There is something about digging in the earth, sowing seed and burying plants in the freshly turned soil.  It is an act of faith, of hope and expectation. It is an ancient ritual of believing. It is a way of interacting with life’s mysterious miracle. When I was in Minnesota, I wrote a poem about the experience.

I have bedded them,
laid them down to sleep,
dug shallow graves
and buried them
beneath soft soil,
dark, moist, rich dirt,
gently padded and patted.

They have been accepted
by the earth,
their burial signified by stick-markers
on which are written their names,
not in remembrance but in expectation,
waiting for them to wake,
to spring from dormant death into full flower:
pink and red and lavender,
yellow and white
the funeral-ritual of spring.

Cemeteries are like gardens, the name markers signifying the faith and hope with which the bodies of those who have gone on before were laid to rest. What is buried appears to be dead and lifeless. But is it?

A few years ago I visited a cemetery in old Boston where the tombstones date back to some of the earliest residents of The Colonies.  Those grave markers erected before 1730 bore skulls and cross bones.  They were the picture of death and despair. The markers erected after 1740 bore the images of angels and cherubim and were often inscribed with verses about heaven.  The only event that could have made such a difference in the Boston markers is the Great Awakening that swept the Colonies in the 1730s.  Benjamin Franklin wrote of the Awakening that there was a “wonderful change soon made in the manners of our inhabitants. … so that one could not walk thro' the town in an evening without hearing psalms sung in different families of every street."

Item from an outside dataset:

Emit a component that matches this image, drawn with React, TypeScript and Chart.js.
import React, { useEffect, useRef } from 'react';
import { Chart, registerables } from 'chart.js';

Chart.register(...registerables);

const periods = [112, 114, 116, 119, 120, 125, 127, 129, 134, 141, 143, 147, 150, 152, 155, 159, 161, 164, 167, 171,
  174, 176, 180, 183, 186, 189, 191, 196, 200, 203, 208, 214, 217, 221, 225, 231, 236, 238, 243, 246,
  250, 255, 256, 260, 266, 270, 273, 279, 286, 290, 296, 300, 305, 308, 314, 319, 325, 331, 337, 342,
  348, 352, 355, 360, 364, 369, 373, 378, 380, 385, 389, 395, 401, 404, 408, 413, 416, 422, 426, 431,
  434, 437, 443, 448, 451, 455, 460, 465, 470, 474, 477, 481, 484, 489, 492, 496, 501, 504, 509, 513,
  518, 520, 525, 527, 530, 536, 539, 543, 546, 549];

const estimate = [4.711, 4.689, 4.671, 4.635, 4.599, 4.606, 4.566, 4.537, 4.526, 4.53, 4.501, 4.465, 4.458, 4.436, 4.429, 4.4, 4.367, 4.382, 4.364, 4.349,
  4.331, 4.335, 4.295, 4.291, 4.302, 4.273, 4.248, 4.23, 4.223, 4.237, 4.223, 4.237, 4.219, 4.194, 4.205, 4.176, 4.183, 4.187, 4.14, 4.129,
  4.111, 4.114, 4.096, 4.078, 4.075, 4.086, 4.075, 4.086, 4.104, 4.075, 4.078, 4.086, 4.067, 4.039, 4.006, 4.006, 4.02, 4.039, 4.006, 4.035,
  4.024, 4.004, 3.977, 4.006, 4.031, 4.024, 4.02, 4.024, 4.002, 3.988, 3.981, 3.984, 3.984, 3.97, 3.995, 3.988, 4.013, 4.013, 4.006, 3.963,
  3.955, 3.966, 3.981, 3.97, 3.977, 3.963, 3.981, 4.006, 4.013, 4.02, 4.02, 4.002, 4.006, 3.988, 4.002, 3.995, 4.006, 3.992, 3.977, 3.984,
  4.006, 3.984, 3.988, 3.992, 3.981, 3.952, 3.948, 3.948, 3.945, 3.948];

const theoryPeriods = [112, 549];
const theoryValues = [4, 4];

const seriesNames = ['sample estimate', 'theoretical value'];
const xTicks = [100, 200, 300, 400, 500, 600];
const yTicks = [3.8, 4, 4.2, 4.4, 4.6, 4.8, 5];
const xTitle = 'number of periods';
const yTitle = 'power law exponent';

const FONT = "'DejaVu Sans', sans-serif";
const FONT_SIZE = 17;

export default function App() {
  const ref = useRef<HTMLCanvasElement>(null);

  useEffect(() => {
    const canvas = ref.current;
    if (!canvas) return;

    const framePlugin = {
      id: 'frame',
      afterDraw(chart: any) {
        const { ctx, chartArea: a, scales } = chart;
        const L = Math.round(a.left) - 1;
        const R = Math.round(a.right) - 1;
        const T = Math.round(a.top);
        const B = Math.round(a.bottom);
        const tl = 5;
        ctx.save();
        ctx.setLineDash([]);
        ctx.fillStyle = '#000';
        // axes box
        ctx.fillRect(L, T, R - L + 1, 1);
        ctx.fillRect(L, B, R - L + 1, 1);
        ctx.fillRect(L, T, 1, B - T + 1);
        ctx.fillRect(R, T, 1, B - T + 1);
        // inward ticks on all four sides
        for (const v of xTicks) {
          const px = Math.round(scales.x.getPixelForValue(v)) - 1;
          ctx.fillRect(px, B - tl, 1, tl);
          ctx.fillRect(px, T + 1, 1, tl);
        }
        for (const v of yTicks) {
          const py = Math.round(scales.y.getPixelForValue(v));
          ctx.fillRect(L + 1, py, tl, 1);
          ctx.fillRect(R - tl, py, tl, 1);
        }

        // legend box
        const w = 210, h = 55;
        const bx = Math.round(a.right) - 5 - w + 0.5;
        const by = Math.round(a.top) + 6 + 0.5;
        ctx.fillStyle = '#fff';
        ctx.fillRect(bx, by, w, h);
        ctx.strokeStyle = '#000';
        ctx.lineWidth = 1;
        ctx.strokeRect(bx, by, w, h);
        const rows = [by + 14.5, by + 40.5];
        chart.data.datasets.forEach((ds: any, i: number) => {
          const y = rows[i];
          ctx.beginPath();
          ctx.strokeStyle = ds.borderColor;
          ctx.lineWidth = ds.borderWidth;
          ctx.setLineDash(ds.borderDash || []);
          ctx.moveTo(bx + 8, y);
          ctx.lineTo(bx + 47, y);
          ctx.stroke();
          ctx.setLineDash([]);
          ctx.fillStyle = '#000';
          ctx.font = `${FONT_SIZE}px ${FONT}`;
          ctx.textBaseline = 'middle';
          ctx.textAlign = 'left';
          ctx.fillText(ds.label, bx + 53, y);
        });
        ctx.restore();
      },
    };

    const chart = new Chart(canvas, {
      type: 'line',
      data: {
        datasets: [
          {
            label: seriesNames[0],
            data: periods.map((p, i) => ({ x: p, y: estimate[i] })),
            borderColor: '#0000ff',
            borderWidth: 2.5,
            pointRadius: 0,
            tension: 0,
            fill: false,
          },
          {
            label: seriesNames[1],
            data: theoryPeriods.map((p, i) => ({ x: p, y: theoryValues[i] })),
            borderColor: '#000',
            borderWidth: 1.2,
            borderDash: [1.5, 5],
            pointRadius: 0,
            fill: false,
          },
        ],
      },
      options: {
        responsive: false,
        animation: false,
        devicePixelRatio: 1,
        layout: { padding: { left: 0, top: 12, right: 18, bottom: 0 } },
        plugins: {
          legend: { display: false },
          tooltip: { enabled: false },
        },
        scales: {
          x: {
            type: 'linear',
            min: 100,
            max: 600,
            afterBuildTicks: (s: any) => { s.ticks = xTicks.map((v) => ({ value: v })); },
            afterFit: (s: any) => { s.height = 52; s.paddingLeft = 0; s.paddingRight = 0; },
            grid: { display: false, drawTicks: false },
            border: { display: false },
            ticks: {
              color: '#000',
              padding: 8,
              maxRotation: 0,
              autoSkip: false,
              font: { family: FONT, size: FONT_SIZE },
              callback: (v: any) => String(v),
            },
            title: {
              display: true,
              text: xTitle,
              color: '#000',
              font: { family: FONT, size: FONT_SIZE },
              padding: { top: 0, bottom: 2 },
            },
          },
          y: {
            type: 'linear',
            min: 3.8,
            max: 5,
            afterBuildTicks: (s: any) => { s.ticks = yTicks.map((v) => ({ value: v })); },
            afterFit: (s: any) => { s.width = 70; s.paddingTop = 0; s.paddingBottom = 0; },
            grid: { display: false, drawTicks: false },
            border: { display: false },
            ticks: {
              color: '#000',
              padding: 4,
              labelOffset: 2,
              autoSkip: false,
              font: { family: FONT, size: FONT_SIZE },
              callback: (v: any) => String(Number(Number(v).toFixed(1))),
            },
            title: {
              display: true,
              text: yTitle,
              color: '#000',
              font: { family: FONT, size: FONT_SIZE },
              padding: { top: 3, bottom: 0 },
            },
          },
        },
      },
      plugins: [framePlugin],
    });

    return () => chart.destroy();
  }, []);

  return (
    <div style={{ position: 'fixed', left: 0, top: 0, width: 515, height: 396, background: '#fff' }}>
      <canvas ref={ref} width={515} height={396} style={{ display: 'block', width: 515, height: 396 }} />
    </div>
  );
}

Paul had this image in mind when he wrote, “When you sow, you do not plant the body that will be, but just a seed, perhaps of wheat or of something else.  But God gives it a body as he has determined, and to each kind of seed he gives its own body.  … So will it be with the resurrection of the dead. The body that is sown is perishable, it is raised imperishable; it is sown in dishonor, it is raised in glory; it is sown in weakness, it is raised in power;  it is sown a natural body, it is raised a spiritual body.


      "I declare to you, brothers and sisters, that flesh and blood cannot inherit the kingdom of God, nor does the perishable inherit the imperishable. Listen, I tell you a mystery: We will not all sleep, but we will all be changed— in a flash, in the twinkling of an eye, at the last trumpet. For the trumpet will sound, the dead will be raised imperishable, and we will be changed.  For the perishable must clothe itself with the imperishable, and the mortal with immortality. When the perishable has been clothed with the imperishable, and the mortal with immortality, then the saying that is written will come true: ‘Death has been swallowed up in victory.’ … thanks be to God who gives us the victory through our Lord Jesus Christ.” (1 Corinthians 15:37-54).